In an email to McGill Tribune, MILAMOS editors Jam Rakhu and Kuan-Wei Chen argued that as more countries invest, their developments in militarized space technologies could lead to international conflict in space.
“[Military developments in space] have been highlighted by the recent steps that are being taken by the United States in establishing ‘Space Force’ to assert American dominance in space, which has been designated by the US as warfighting domain,” Rakhu and Chen wrote. “[A similar] development occurred barely a week ago, on 27 March, when India successfully tested its first antisatellite system by destroying one of its own micro satellites [.... This] propelled India to become the fourth country to possess what is called ‘counter-space capability.’”
The MILAMOS project seeks to abate the risks of these developments by studying how existing international laws apply to space.
“The mission of [MILAMOS] is [to make] states, space stakeholders and the general public [sensitive of] the dangers of unilateralism and lawlessness in space,” Rakhu and Chen wrote. “Identifying and clarifying customary rules applicable to military uses and applications in space will strengthen the very legal framework that has served to preserve peace and prosperity for over half a century of space exploration and use.”

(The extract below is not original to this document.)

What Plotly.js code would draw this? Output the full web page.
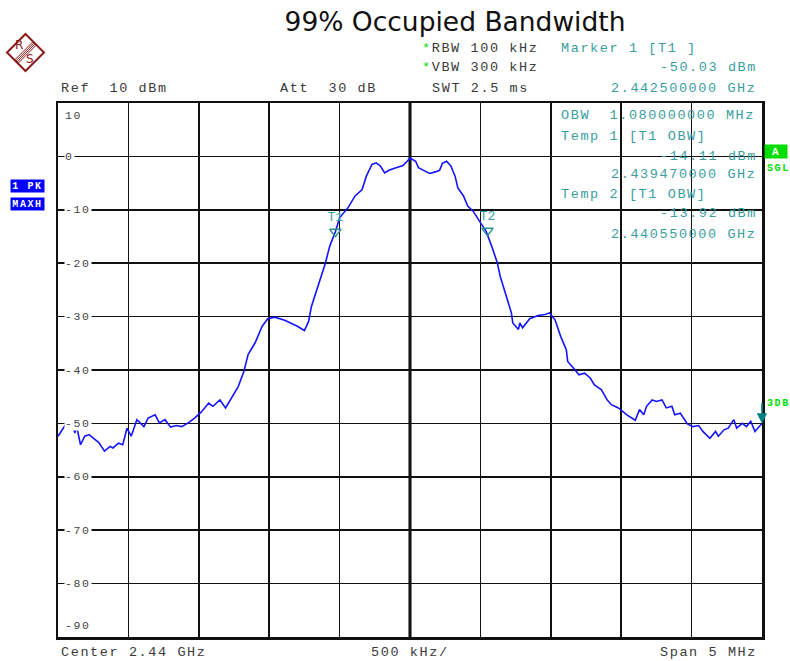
<!DOCTYPE html>
<html>
<head>
<meta charset="utf-8">
<script src="https://cdn.plot.ly/plotly-3.0.1.min.js"></script>
<style>
html,body{margin:0;padding:0;background:#fff;}
#chart{width:790px;height:661px;}
.annotation-text{letter-spacing:1.6px;}
</style>
</head>
<body>
<div id="chart"></div>
<script>
// ---- data ----
const freqGHz = [
2.43750,2.43755,2.43757,2.43760,2.43762,2.43763,2.43766,2.43769,2.43772,2.43779,
2.43783,2.43787,2.43789,2.43793,2.43796,2.43799,2.43802,2.43806,2.43811,2.43814,
2.43819,2.43822,2.43826,2.43830,2.43834,2.43838,2.43843,2.43847,2.43852,2.43857,
2.43860,2.43865,2.43869,2.43873,2.43878,2.43882,2.43885,2.43890,2.43895,2.43899,
2.43904,2.43911,2.43918,2.43920,2.43925,2.43928,2.43930,2.43934,2.43936,2.43940,
2.43943,2.43947,2.43950,2.43956,2.43961,2.43966,2.43969,2.43973,2.43976,2.43979,
2.43982,2.43985,2.43988,2.43992,2.43995,2.43998,2.44000,2.44004,2.44006,2.44011,
2.44014,2.44018,2.44021,2.44023,2.44026,2.44029,2.44032,2.44034,2.44038,2.44041,
2.44045,2.44050,2.44054,2.44058,2.44062,2.44064,2.44067,2.44070,2.44072,2.44073,
2.44077,2.44078,2.44080,2.44085,2.44091,2.44096,2.44099,2.44103,2.44107,2.44111,
2.44112,2.44117,2.44120,2.44124,2.44128,2.44131,2.44136,2.44140,2.44143,2.44148,
2.44154,2.44160,2.44163,2.44166,2.44168,2.44172,2.44175,2.44179,2.44182,2.44186,
2.44188,2.44192,2.44197,2.44201,2.44205,2.44208,2.44213,2.44217,2.44219,2.44223,
2.44226,2.44230,2.44232,2.44236,2.44239,2.44242,2.44245,2.44249,2.44250
];
const levelDbm = [
-52.4,-50.4,-50.9,-49.8,-51.8,-50.3,-54.0,-52.4,-52.1,-53.6,
-55.2,-54.3,-54.6,-53.7,-54.0,-50.9,-52.4,-49.3,-50.6,-49.0,
-48.4,-49.9,-49.3,-50.7,-50.4,-50.6,-49.8,-49.0,-47.8,-46.2,
-46.8,-45.6,-47.1,-45.3,-43.1,-40.3,-37.1,-34.9,-31.8,-30.4,
-30.1,-30.7,-31.5,-31.8,-32.6,-30.9,-28.1,-24.9,-23.1,-19.9,
-16.8,-14.1,-11.5,-9.6,-7.4,-6.2,-3.7,-1.5,-1.2,-1.8,
-3.1,-2.6,-2.3,-1.9,-1.7,-0.9,-0.3,-0.9,-2.1,-2.8,
-3.2,-2.9,-2.6,-1.3,-0.9,-1.8,-3.7,-5.9,-7.4,-9.3,
-10.3,-12.4,-14.0,-16.8,-19.9,-22.4,-24.9,-27.4,-29.3,-31.2,
-32.4,-31.2,-32.1,-30.4,-29.8,-29.6,-29.3,-30.6,-33.7,-36.2,
-38.4,-39.9,-40.9,-40.6,-41.5,-42.8,-43.7,-45.6,-46.5,-47.1,
-48.4,-49.4,-47.4,-48.4,-46.8,-45.6,-45.9,-45.6,-47.1,-46.8,
-48.4,-48.1,-50.1,-50.6,-50.4,-51.5,-52.8,-51.5,-52.4,-51.2,
-50.9,-49.3,-50.9,-50.0,-50.6,-49.6,-51.5,-50.3,-50.03
];
const obwMarkerNames = ["T1","T2"];
const obwMarkerFreq = [2.43947, 2.44055];
const obwMarkerLevel = [-14.11, -13.92];
const marker1Freq = [2.4425];
const marker1Level = [-50.03];
const centerGHz = 2.44;
const spanGHz = 0.005;
const divGHz = 0.0005;
const yRange = [-90, 10];
const yTickVals = [10,0,-10,-20,-30,-40,-50,-60,-70,-80,-90];
const yTickText = ["10","0","-10","-20","-30","-40","-50","-60","-70","-80","-90"];

// ---- layout helpers (pixel -> paper) ----
const L=58, R=762, T=103, B=637;
const px = x => (x-L)/(R-L);
const py = y => (B-y)/(B-T);
const MONO = "Liberation Mono, DejaVu Sans Mono, monospace";
const TEAL = "#3a9e9e";
const GREEN = "#00dd00";
const TXT = "#3a3a3a";

function txt(text, x, y, anchor, color, size, extra){
  return Object.assign({xref:"paper", yref:"paper", x:px(x), y:py(y), text:text,
    showarrow:false, xanchor:anchor, yanchor:"middle",
    font:{family:MONO, size:size||13.5, color:color||TXT}}, extra||{});
}
const nb = "\u00a0";
const star = '<span style="color:'+GREEN+'">*</span>';
const lc = "#8b1a1a";

const annotations = [
  txt("Ref"+nb+nb+"10 dBm", 59, 88, "left"),
  txt("Att"+nb+nb+"30 dB", 278, 88, "left"),
  txt(star+"RBW 100 kHz", 420, 48, "left"),
  txt(star+"VBW 300 kHz", 420, 68, "left"),
  txt("SWT 2.5 ms", 430, 88, "left"),
  txt("Marker 1 [T1 ]", 559, 48, "left", TEAL),
  txt("-50.03 dBm", 759, 68, "right", TEAL),
  txt("2.442500000 GHz", 759, 88, "right", TEAL),
  txt("OBW"+nb+nb+"1.080000000 MHz", 559, 115, "left", TEAL),
  txt("Temp 1 [T1 OBW]", 559, 136, "left", TEAL),
  txt("-14.11 dBm", 759, 156, "right", TEAL),
  txt("2.439470000 GHz", 759, 174, "right", TEAL),
  txt("Temp 2 [T1 OBW]", 559, 194, "left", TEAL),
  txt("-13.92 dBm", 759, 214, "right", TEAL),
  txt("2.440550000 GHz", 759, 234, "right", TEAL),
  txt("Center 2.44 GHz", 59, 652, "left"),
  txt("500 kHz/", 410, 652, "center"),
  txt("Span 5 MHz", 759, 652, "right"),
  txt("<b>1 PK</b>", 27, 186, "center", "#ffffff", 10, {bgcolor:"#0000ff", width:33, height:12, borderpad:0}),
  txt("<b>MAXH</b>", 27, 204, "center", "#ffffff", 10, {bgcolor:"#0000ff", width:33, height:12, borderpad:0}),
  txt("<b>A</b>", 776, 151, "center", "#ffffff", 11, {bgcolor:GREEN, width:22, height:13, borderpad:0}),
  txt("<b>SGL</b>", 765, 168, "left", GREEN, 10),
  txt("<b>3DB</b>", 765, 403, "left", GREEN, 10),
  txt("R", 19.5, 45.5, "center", lc, 12, {font:{family:"DejaVu Sans", size:12, color:lc}}),
  txt("S", 30.5, 59.5, "center", lc, 12, {font:{family:"DejaVu Sans", size:12, color:lc}}),
  {xref:"x", yref:"y", x:marker1Freq[0], y:marker1Level[0], showarrow:true,
   arrowhead:2, arrowsize:1.3, arrowwidth:1.6, arrowcolor:"#008080", ax:0, ay:-22, text:""}
];
yTickVals.forEach((v,i)=>{
  const a = {xref:"paper", yref:"y", x:px(64), y:v, text:yTickText[i], showarrow:false,
    xanchor:"left", yanchor:"middle", bgcolor:"#ffffff", borderpad:0,
    font:{family:MONO, size:11.5, color:"#444"}};
  if (i===0){ a.yanchor="top"; a.yshift=-5; a.bgcolor="rgba(0,0,0,0)"; }
  if (i===yTickVals.length-1){ a.yanchor="bottom"; a.yshift=4; a.bgcolor="rgba(0,0,0,0)"; }
  annotations.push(a);
});

// logo shapes (decoration)
const cx=25.5, cy=52.5, hs=18.5;
const shapes = [
  {type:"line", xref:"x", yref:"paper", x0:centerGHz, x1:centerGHz, y0:0, y1:1, line:{color:"#000", width:3}, layer:"below"},
  {type:"path", xref:"paper", yref:"paper",
   path:`M ${px(cx)} ${py(cy-hs)} L ${px(cx+hs)} ${py(cy)} L ${px(cx)} ${py(cy+hs)} L ${px(cx-hs)} ${py(cy)} Z`,
   line:{color:lc, width:2}}
];
[-2.4,-0.8,0.8,2.4].forEach(o=>{
  shapes.push({type:"line", xref:"paper", yref:"paper",
    x0:px(cx+9.2+o*0.7), y0:py(cy-9.2+o*0.7), x1:px(cx-9.2+o*0.7), y1:py(cy+9.2+o*0.7),
    line:{color:lc, width:1}});
});

const traces = [
  {x:freqGHz, y:levelDbm, type:"scatter", mode:"lines",
   line:{color:"#1414ff", width:1.6}, hoverinfo:"skip", showlegend:false},
  {x:obwMarkerFreq, y:obwMarkerLevel, type:"scatter", mode:"markers+text",
   text:obwMarkerNames, textposition:"top center",
   textfont:{family:MONO, size:13, color:TEAL},
   marker:{symbol:"triangle-down-open", size:10, color:"#2a9090", line:{width:1.3}},
   showlegend:false, hoverinfo:"skip", cliponaxis:false}
];

const layout = {
  width:790, height:661,
  margin:{l:L, r:790-R, t:T, b:661-B, pad:0},
  paper_bgcolor:"#fff", plot_bgcolor:"#fff",
  title:{text:"99% Occupied Bandwidth", xref:"container", yref:"container",
    x:455/790, y:1-22/661, xanchor:"center", yanchor:"middle",
    font:{family:"DejaVu Sans", size:26.5, color:"#111"}},
  xaxis:{range:[centerGHz-spanGHz/2, centerGHz+spanGHz/2], tick0:centerGHz-spanGHz/2, dtick:divGHz,
    showticklabels:false, ticks:"", showgrid:true, gridcolor:"#111", gridwidth:1.6,
    showline:true, mirror:true, linecolor:"#111", linewidth:2.5, zeroline:false, fixedrange:true},
  yaxis:{range:yRange, tick0:-90, dtick:10, showticklabels:false, ticks:"",
    showgrid:true, gridcolor:"#111", gridwidth:1.6,
    showline:true, mirror:true, linecolor:"#111", linewidth:2.5, zeroline:false, fixedrange:true},
  annotations:annotations,
  shapes:shapes,
  showlegend:false
};

Plotly.newPlot("chart", traces, layout, {displayModeBar:false, staticPlot:true});
</script>
</body>
</html>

Space research thus extends beyond the boundaries of the McGill Space Institute (MSI), which held its official launch October 28, 2015. Located at 3550 University Street, the Institute was launched as an initiative to overcome departmental barriers between McGill faculty whose research relates to space, including topics like the early universe, dark matter, exoplanets, and galaxy evolution. In the three years since, researchers at the MSI have attempted to detect the thermal radiation of Planet 9, the hypothetical ninth planet in the solar system, and conducted prevalent research into the phenomenon of ‘Fast Radio Bursts,’ mysterious bursts of radio waves emanating from deep space and believed to be linked to young neutron stars.
In a statement in the MSI’s first annual report, Victoria Kaspi, the Director of the institute, outlined the importance of overcoming traditional faculty barriers in the MSI’s vision.
“Universities are traditionally grouped into departmental constructs that, while efficiently categorizing people for administrative purposes, ultimately limit the potential intellectual vision of their inhabitants, forcing them and their ideas into artificial knowledge ‘silos,’” the statement reads. “Given the many responsibilities university faculty have, it is only natural that emergence from one’s silo is difficult. Yet the reality is that the natural world represents an amazing continuum of phenomena; progress in many of the most interesting scientific problems demands breadth of expertise unhindered by artificial, bureaucratic barriers.”
As the second space race gains velocity, Montreal and McGill continue to play a central role in defining Canada’s place in space. Whether it is in the development of state-of-the-art satellite components or fabrics, in leading research in astrophysics, or in the legal implications of a militarized future in space, Montreal remains the source of some of Canada’s most prominent assets in the nation’s efforts to explore space.